The platform is now used in 118 cities in 22 countries. About half of the challenges companies post, seeking ideas from their workers, ask about continuous improvement.
From Skonord’s perspective, his startup, with just five employees, brings speed and nimbleness to the table. The company has raised $1.2 million to support its growth.
“It’s a symbiotic relationship when you find the right partner,” he said.
Agility is key
For Aurora and many companies, engaging with startups helps them meet enterprise goals.
“We need to be more agile as a company,” Rodgers said, noting that an organization as large as Aurora — Wisconsin’s largest health care system — needs input not only from its own employees but also from outsiders. In addition to Ideawake, Aurora also is working with a Brookfield startup, EmOpti, that came to the company with an idea on a piece of paper that now is helping cut wait times in Aurora’s emergency departments.
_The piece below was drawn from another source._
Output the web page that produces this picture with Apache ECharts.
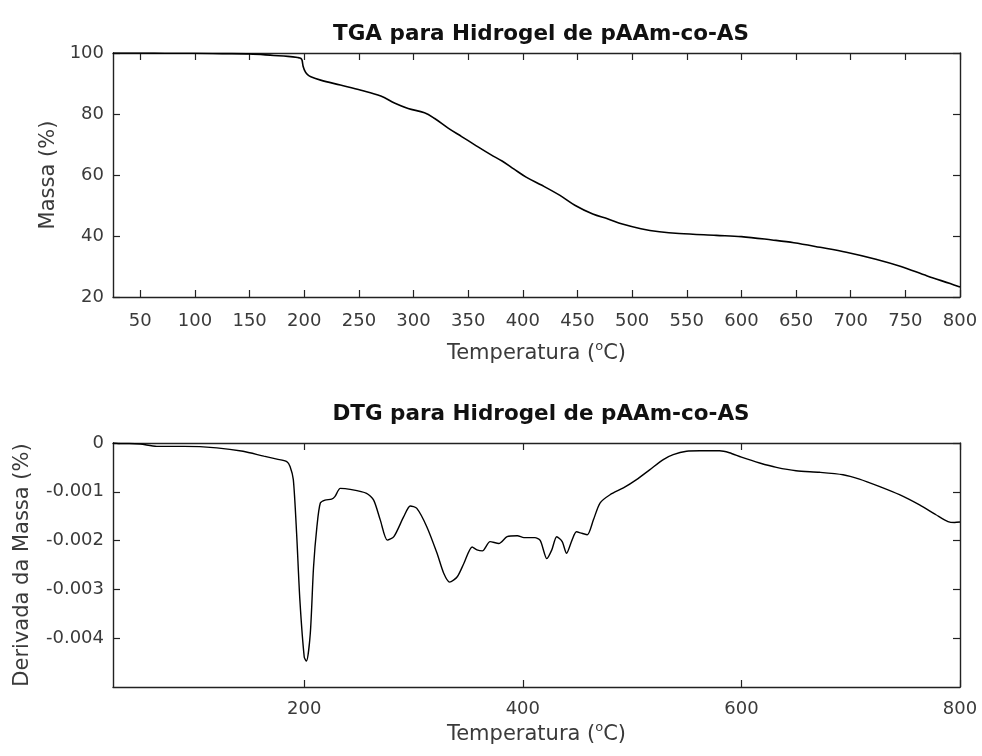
<!DOCTYPE html>
<html>
<head>
<meta charset="utf-8">
<script src="https://cdn.jsdelivr.net/npm/echarts@6/dist/echarts.min.js"></script>
<style>html,body{margin:0;padding:0;background:#fff}#c{width:982px;height:756px}</style>
</head>
<body>
<div id="c"></div>
<script>
// TGA curve (temperature in °C, mass in %)
var tgaTemp = [25, 50, 75, 100, 125, 150, 172, 185, 194, 197, 198, 199, 201, 203, 206, 215, 233, 252, 270, 283, 295, 310, 319, 332, 344, 356, 371, 381, 392, 403, 417, 434, 448, 464, 478, 491, 508, 525, 543, 577, 600, 628, 648, 672, 696, 723, 746, 770, 791, 800];
var tgaMass = [100, 100, 99.9, 99.9, 99.8, 99.7, 99.2, 98.9, 98.5, 98.2, 97.6, 95.6, 93.8, 92.9, 92.2, 91.1, 89.5, 87.8, 85.9, 83.5, 81.8, 80.4, 78.6, 75.3, 72.6, 69.9, 66.6, 64.6, 61.9, 59.3, 56.7, 53.3, 50, 47.2, 45.6, 43.9, 42.4, 41.4, 40.8, 40.2, 39.8, 38.7, 37.8, 36.3, 34.7, 32.4, 30, 26.9, 24.4, 23.3];

// DTG curve (temperature in °C, mass derivative in %)
var dtgTemp = [25, 30, 40, 50, 65, 90, 120, 144, 163, 175, 184, 187, 190, 193, 196, 200, 202, 205.5, 208.5, 211.6, 214.7, 219, 225, 228, 233, 242, 257, 263.5, 269.6, 276, 282, 291, 297, 303, 312, 321.5, 327.6, 333, 340, 346, 353.6, 358, 363, 370, 378, 385.6, 395, 401, 411, 416, 422, 426.5, 431, 436, 440, 445, 449, 454, 459, 464.5, 470.6, 479.8, 492, 504, 516, 528.5, 537.6, 549.8, 562, 580, 589, 600, 616.7, 632, 650, 671.5, 693, 708, 726, 744.6, 763, 778, 789, 795, 800];
var dtgDeriv = [0, -0.00001, -0.00001, -0.00002, -0.00007, -0.00007, -0.0001, -0.00017, -0.00027, -0.00033, -0.00038, -0.00048, -0.00075, -0.00185, -0.00322, -0.00439, -0.00447, -0.00391, -0.00254, -0.00171, -0.00123, -0.00117, -0.00115, -0.0011, -0.00093, -0.00095, -0.00103, -0.00117, -0.00158, -0.00199, -0.00192, -0.00151, -0.00129, -0.00134, -0.00171, -0.00226, -0.00267, -0.00285, -0.00274, -0.00247, -0.00213, -0.00219, -0.00221, -0.00202, -0.00206, -0.00192, -0.0019, -0.00194, -0.00194, -0.002, -0.00237, -0.00219, -0.00192, -0.00202, -0.00226, -0.00199, -0.00182, -0.00185, -0.00188, -0.00158, -0.00123, -0.00106, -0.00092, -0.00075, -0.00055, -0.00034, -0.00024, -0.00017, -0.00016, -0.00016, -0.0002, -0.00029, -0.00041, -0.0005, -0.00057, -0.0006, -0.00065, -0.00074, -0.00089, -0.00106, -0.00127, -0.00147, -0.00161, -0.00163, -0.00162];

// tick labels
var tgaXTicks = [50, 100, 150, 200, 250, 300, 350, 400, 450, 500, 550, 600, 650, 700, 750, 800];
var tgaYTicks = [20, 40, 60, 80, 100];
var dtgXTicks = [200, 400, 600, 800];
var dtgYTicks = [-0.004, -0.003, -0.002, -0.001, 0];

var titleTGA = 'TGA para Hidrogel de pAAm-co-AS';
var titleDTG = 'DTG para Hidrogel de pAAm-co-AS';
var xName = 'Temperatura ({s|o}C)';
var yNameTGA = 'Massa (%)';
var yNameDTG = 'Derivada da Massa (%)';

var FONT = 'DejaVu Sans';
var AX = '#222222';
var LBL = '#3a3a3a';

function pairs(xs, ys) { var o = []; for (var i = 0; i < xs.length; i++) o.push([xs[i], ys[i]]); return o; }

var nameStyle = {
  fontFamily: FONT, fontSize: 21, color: LBL,
  rich: { s: { fontFamily: FONT, fontSize: 13, color: LBL, padding: [0, 0, 15, 0] } }
};
var TICK_FS = 18;

function xAxisMain(grid, ticks, gap, lblMargin) {
  return {
    type: 'value', gridIndex: grid, min: 25, max: 800, position: 'bottom',
    name: xName, nameLocation: 'middle', nameGap: gap, nameTextStyle: nameStyle,
    axisLine: { show: true, onZero: false, lineStyle: { color: AX, width: 1.4 } },
    axisTick: { show: true, inside: true, length: 7, customValues: ticks, lineStyle: { color: AX, width: 1.2 } },
    axisLabel: { show: true, customValues: ticks, margin: lblMargin, fontFamily: FONT, fontSize: TICK_FS, color: LBL },
    splitLine: { show: false }
  };
}
function xAxisTop(grid, ticks) {
  return {
    type: 'value', gridIndex: grid, min: 25, max: 800, position: 'top',
    axisLine: { show: true, onZero: false, lineStyle: { color: AX, width: 1.4 } },
    axisTick: { show: true, inside: true, length: 7, customValues: ticks, lineStyle: { color: AX, width: 1.2 } },
    axisLabel: { show: false }, splitLine: { show: false }
  };
}
function yAxisMain(grid, min, max, ticks, name, gap, fmt) {
  return {
    type: 'value', gridIndex: grid, min: min, max: max, position: 'left',
    name: name, nameLocation: 'middle', nameGap: gap, nameRotate: 90, nameTextStyle: nameStyle,
    axisLine: { show: true, onZero: false, lineStyle: { color: AX, width: 1.4 } },
    axisTick: { show: true, inside: true, length: 7, customValues: ticks, lineStyle: { color: AX, width: 1.2 } },
    axisLabel: { show: true, customValues: ticks, margin: 9, fontFamily: FONT, fontSize: TICK_FS, color: LBL, formatter: fmt },
    splitLine: { show: false }
  };
}
function yAxisRight(grid, min, max, ticks) {
  return {
    type: 'value', gridIndex: grid, min: min, max: max, position: 'right',
    axisLine: { show: true, onZero: false, lineStyle: { color: AX, width: 1.4 } },
    axisTick: { show: true, inside: true, length: 7, customValues: ticks, lineStyle: { color: AX, width: 1.2 } },
    axisLabel: { show: false }, splitLine: { show: false }
  };
}

var chart = echarts.init(document.getElementById('c'), null, { renderer: 'canvas' });
chart.setOption({
  backgroundColor: '#ffffff',
  animation: false,
  title: [
    { text: titleTGA, left: 536, top: 18, textAlign: 'center',
      textStyle: { fontFamily: FONT, fontWeight: 'bold', fontSize: 21.5, color: '#111' } },
    { text: titleDTG, left: 536, top: 398, textAlign: 'center',
      textStyle: { fontFamily: FONT, fontWeight: 'bold', fontSize: 21.5, color: '#111' } }
  ],
  grid: [
    { left: 113, right: 22, top: 53, height: 244 },
    { left: 113, right: 22, top: 443, height: 244 }
  ],
  xAxis: [
    xAxisMain(0, tgaXTicks, 43, 15),
    xAxisTop(0, tgaXTicks),
    xAxisMain(1, dtgXTicks, 34, 13),
    xAxisTop(1, dtgXTicks)
  ],
  yAxis: [
    yAxisMain(0, 20, 100, tgaYTicks, yNameTGA, 48, function (v) { return String(v); }),
    yAxisRight(0, 20, 100, tgaYTicks),
    yAxisMain(1, -0.005, 0, dtgYTicks, yNameDTG, 80, function (v) { return v === 0 ? '0' : v.toFixed(3); }),
    yAxisRight(1, -0.005, 0, dtgYTicks)
  ],
  series: [
    { type: 'line', xAxisIndex: 0, yAxisIndex: 0, data: pairs(tgaTemp, tgaMass), showSymbol: false,
      smooth: 0.35, lineStyle: { color: '#000', width: 1.6 }, clip: true },
    { type: 'line', xAxisIndex: 2, yAxisIndex: 2, data: pairs(dtgTemp, dtgDeriv), showSymbol: false,
      smooth: 0.25, lineStyle: { color: '#000', width: 1.4 }, clip: true }
  ]
});
</script>
</body>
</html>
“We don’t think everything will be solved here,” he said. “There is no reason why we should think that we have to invent it here. That ‘we don’t have to invent it here’ mentality is manifesting itself in all industries. We need to look internally and externally at the same time.”
The startup mind-set will be on full display starting Monday as Milwaukee Startup Week gets underway.
Northwestern Mutual Life Insurance Co., for instance, will be pitching its business problems to entrepreneurs who will, the company hopes, deliver solutions. The Milwaukee insurer, a lead sponsor for the event, acquired an online financial planning startup, LearnVest, in 2015.
In addition to a $5 million fund it recently started for local startups, the company has a $50 million fund, the Northwestern Mutual Future Ventures Fund.
“There’s no way one company can do it all themselves,” said Craig Schedler, venture partner with Northwestern Mutual Future Ventures. “Forward-thinking companies are looking at startups as a way to increase reach.”
In its first year, Northwestern Mutual Future Ventures has made investments in six early-stage companies.
The idea is for the 100-year-old company to be more than a source of capital. Ultimately, Northwestern Mutual wants to leverage the technology from the startups to offer new, digital ways for its clients to interact with their finances.
Schedler has noticed how innovations that start out as seemingly removed from his own business can quickly start to evolve and be applied to financial services.
“The pace of change is so great that no one company can stay on top of all the aspects that are changing in their business,” Schedler said.